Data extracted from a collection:
====

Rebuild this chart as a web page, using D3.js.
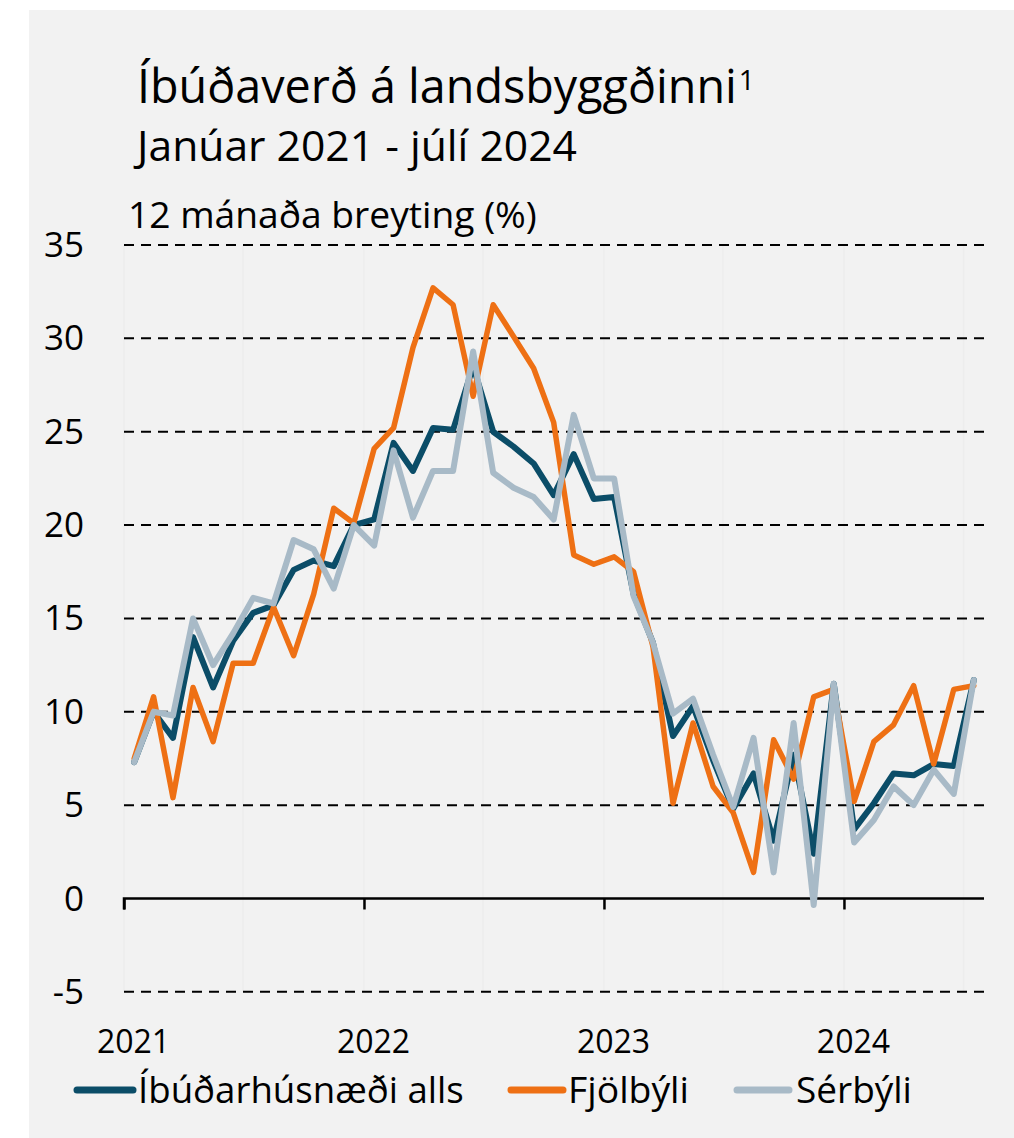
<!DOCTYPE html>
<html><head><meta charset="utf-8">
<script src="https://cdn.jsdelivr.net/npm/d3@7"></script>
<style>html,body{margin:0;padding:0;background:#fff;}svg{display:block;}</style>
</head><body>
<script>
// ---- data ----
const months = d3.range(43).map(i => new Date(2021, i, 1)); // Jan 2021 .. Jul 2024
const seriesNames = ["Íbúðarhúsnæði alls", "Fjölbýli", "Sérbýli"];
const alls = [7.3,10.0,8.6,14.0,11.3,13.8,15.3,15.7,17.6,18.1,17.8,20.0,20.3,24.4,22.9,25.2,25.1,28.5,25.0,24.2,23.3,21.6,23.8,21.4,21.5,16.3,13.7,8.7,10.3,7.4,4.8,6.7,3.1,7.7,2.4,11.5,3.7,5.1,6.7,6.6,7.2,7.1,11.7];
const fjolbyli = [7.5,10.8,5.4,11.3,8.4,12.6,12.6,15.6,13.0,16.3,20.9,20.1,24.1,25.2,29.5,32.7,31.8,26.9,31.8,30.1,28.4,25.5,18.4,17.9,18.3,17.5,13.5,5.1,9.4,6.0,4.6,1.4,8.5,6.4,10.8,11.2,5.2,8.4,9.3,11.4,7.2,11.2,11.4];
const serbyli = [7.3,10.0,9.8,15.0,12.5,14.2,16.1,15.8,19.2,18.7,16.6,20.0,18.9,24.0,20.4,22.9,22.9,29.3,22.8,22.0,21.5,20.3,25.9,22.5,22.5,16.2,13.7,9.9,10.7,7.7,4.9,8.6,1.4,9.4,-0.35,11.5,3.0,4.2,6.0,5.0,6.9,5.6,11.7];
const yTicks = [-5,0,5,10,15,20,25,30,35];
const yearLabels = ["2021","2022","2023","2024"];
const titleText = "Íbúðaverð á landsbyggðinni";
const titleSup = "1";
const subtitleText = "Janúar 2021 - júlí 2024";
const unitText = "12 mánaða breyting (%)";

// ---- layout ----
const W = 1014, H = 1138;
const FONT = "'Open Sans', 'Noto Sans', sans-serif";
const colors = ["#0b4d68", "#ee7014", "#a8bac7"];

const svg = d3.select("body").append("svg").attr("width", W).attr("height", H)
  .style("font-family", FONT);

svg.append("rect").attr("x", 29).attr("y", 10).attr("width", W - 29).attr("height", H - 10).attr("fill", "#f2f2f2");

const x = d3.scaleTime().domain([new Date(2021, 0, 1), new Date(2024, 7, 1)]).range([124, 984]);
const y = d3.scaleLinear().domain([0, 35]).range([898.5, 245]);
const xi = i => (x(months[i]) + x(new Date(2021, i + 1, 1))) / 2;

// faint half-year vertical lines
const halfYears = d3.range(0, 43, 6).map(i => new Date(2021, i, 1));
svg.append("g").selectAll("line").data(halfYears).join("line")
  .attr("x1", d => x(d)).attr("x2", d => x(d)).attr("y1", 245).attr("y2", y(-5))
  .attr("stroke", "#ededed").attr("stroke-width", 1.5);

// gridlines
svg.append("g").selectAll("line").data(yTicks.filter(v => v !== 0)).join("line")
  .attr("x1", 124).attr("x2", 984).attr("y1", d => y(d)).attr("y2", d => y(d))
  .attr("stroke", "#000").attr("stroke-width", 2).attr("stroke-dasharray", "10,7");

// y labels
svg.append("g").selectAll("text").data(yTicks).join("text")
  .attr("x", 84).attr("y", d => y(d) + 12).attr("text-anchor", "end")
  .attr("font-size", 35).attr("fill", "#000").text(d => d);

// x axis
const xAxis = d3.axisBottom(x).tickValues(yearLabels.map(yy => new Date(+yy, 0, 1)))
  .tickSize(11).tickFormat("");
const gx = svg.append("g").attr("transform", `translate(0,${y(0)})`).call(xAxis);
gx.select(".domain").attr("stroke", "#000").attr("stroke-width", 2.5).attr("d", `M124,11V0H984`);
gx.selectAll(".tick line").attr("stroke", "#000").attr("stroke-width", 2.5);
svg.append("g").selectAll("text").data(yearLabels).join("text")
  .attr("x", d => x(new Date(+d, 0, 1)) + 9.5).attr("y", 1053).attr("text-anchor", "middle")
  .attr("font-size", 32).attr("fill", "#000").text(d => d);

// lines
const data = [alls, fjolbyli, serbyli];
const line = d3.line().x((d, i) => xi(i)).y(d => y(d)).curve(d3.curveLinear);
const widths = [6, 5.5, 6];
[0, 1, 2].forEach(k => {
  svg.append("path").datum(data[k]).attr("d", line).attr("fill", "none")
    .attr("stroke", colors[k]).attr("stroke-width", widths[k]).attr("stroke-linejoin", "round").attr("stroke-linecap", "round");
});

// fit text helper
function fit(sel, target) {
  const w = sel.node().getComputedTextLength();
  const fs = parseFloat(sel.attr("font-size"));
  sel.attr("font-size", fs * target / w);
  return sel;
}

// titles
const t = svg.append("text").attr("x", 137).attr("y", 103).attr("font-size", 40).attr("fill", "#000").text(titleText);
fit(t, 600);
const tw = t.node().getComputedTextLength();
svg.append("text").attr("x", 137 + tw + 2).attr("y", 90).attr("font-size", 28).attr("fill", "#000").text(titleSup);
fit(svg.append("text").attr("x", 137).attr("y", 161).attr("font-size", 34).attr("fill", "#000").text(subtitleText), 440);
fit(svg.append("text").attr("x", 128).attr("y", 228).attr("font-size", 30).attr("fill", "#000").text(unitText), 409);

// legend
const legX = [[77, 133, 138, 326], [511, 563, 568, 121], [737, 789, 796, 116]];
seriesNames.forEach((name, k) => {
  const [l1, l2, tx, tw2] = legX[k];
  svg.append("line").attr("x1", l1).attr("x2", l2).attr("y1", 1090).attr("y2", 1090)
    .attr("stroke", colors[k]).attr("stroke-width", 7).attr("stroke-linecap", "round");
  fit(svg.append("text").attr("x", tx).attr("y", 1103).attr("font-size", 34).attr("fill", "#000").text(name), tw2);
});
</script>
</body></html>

====

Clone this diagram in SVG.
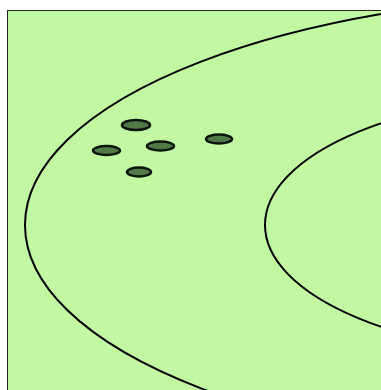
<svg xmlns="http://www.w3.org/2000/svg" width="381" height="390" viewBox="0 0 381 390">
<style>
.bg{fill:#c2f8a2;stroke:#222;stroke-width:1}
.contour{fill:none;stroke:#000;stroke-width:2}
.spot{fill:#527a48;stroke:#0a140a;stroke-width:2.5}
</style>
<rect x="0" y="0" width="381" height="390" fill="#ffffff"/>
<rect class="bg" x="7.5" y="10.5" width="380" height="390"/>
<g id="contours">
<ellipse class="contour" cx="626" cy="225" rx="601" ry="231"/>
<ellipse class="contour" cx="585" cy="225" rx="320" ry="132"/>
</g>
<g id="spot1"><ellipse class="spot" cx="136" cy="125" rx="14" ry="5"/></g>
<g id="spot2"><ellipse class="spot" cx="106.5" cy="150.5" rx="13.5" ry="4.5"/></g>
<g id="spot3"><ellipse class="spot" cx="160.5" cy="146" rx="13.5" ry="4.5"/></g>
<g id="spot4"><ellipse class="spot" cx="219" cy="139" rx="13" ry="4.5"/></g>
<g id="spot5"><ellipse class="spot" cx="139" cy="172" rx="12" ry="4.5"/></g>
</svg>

====

### Exercise task
Count how many lines of the listing above include "this" and report that number alone.

### Solution to the problem
2